The problem: Check every line in the records below for the word "React" and report how many have it, nothing more.

Provided data:
◇ ◇ ◇

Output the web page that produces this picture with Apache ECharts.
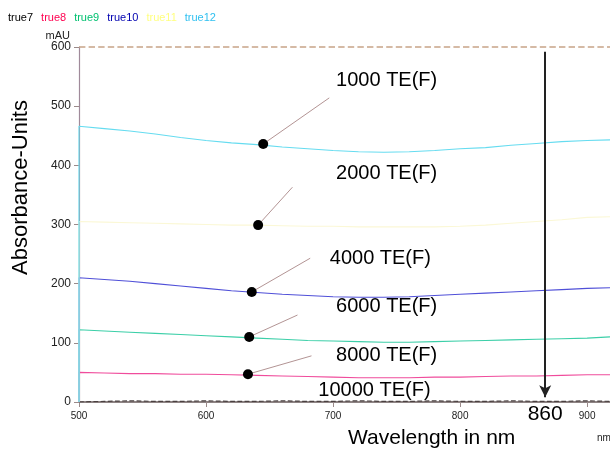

◇ ◇ ◇

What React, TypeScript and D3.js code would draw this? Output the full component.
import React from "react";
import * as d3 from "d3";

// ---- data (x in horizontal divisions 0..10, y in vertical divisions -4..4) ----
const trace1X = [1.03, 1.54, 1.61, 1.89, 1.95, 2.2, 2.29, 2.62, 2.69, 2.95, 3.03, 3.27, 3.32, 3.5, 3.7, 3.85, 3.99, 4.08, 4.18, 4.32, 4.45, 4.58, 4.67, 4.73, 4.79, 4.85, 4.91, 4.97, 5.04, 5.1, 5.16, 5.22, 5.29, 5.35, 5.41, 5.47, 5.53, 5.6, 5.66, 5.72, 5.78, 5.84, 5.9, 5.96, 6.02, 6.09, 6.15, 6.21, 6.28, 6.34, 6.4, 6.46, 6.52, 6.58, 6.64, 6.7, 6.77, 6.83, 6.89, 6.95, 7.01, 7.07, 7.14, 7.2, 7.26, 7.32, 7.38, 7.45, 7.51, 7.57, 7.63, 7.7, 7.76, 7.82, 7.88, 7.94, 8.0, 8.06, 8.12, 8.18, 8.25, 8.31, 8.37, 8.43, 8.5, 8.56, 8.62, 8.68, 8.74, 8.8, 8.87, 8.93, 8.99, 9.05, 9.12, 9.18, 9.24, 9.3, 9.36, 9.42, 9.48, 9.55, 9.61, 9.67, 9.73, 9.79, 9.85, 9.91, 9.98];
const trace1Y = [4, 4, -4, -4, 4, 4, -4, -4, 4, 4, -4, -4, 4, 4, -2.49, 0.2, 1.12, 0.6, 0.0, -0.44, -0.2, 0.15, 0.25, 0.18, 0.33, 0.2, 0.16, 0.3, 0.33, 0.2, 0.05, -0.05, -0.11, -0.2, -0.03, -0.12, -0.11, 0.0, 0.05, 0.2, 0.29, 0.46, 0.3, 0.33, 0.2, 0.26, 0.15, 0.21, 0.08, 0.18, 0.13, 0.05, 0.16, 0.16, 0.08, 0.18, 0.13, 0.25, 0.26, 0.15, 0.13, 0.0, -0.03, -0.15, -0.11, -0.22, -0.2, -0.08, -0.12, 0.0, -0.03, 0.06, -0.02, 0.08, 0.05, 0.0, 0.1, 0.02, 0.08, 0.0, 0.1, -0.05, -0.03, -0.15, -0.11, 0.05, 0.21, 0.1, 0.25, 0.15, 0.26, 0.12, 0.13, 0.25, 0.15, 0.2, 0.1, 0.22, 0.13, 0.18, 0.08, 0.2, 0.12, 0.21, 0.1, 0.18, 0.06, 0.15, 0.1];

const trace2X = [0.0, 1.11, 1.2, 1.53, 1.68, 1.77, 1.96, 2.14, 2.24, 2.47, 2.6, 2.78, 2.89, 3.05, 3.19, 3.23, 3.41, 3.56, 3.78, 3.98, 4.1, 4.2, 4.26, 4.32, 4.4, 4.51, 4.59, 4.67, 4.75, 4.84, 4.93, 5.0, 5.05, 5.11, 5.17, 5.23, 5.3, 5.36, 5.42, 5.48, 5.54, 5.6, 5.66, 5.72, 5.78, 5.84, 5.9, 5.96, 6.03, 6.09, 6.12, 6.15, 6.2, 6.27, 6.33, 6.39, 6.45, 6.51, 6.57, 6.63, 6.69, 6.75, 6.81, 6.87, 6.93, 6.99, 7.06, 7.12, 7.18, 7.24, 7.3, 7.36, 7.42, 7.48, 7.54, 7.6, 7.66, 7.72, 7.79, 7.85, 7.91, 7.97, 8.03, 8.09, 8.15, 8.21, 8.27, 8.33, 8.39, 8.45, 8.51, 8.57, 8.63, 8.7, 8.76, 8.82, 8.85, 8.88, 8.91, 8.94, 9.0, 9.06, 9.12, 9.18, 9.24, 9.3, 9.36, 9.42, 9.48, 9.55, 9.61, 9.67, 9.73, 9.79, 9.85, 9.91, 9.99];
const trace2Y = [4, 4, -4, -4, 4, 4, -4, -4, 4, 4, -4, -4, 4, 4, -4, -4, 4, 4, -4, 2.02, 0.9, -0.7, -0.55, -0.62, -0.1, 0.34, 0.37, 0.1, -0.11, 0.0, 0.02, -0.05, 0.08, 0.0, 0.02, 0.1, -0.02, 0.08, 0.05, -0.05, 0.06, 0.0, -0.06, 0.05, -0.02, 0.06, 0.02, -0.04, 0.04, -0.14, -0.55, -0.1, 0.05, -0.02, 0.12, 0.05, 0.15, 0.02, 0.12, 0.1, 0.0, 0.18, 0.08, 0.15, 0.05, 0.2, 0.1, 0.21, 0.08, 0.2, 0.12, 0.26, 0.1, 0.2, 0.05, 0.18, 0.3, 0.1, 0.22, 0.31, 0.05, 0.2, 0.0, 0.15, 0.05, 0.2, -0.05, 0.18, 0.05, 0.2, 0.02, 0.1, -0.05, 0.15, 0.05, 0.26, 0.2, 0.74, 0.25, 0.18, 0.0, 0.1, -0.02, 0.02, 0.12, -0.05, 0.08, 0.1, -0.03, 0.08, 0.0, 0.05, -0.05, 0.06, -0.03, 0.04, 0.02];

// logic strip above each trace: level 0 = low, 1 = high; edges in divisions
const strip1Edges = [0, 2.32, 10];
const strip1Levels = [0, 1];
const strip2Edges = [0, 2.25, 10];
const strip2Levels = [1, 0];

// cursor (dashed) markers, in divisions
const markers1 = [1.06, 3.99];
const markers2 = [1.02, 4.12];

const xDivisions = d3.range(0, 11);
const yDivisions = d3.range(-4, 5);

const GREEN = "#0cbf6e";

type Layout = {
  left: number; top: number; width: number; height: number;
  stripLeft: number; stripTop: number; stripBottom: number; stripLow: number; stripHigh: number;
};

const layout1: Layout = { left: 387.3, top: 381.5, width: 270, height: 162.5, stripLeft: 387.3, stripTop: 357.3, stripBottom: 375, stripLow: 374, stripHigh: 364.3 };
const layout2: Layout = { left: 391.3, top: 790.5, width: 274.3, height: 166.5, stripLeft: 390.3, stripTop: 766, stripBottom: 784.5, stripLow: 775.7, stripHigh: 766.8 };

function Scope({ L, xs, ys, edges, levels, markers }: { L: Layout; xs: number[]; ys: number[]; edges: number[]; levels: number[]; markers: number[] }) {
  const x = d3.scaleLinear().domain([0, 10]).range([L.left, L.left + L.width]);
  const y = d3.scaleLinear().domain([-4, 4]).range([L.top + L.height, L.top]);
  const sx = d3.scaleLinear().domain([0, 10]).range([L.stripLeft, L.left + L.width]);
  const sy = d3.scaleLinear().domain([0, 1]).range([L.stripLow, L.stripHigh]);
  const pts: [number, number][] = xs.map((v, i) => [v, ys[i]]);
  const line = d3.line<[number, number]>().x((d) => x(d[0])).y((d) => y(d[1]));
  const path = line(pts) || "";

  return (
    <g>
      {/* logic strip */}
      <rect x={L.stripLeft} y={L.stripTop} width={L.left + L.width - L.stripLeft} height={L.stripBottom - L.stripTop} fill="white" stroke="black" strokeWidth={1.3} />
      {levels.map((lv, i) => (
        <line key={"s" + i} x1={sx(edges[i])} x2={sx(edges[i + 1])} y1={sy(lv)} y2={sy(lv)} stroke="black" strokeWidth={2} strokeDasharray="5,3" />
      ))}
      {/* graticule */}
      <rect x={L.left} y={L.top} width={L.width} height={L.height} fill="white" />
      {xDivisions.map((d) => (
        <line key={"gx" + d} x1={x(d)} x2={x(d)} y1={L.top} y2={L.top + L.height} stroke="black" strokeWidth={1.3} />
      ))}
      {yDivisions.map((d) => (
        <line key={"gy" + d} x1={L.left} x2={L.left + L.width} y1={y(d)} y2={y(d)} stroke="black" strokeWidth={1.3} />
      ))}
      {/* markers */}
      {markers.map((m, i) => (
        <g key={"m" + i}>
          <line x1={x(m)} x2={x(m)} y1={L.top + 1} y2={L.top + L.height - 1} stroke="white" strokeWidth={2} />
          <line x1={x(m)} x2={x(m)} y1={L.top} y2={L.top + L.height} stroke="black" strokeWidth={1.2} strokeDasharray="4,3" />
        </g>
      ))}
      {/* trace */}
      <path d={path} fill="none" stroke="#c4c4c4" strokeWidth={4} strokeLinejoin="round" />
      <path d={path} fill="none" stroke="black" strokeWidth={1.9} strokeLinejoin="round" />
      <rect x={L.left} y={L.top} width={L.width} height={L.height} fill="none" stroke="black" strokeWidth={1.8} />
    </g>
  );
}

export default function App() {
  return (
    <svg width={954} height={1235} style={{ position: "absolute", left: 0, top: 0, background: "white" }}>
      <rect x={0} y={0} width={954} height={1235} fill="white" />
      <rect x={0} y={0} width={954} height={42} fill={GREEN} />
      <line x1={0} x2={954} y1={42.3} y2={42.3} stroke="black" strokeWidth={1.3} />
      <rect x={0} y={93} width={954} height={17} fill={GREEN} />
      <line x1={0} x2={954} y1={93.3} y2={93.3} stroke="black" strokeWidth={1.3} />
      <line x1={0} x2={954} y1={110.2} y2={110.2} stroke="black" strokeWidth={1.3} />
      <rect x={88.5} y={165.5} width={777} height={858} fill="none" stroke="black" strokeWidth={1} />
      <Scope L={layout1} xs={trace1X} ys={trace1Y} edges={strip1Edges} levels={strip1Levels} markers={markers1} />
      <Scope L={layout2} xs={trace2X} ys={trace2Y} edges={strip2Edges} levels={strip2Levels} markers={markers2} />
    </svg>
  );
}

◇ ◇ ◇

The answer: 2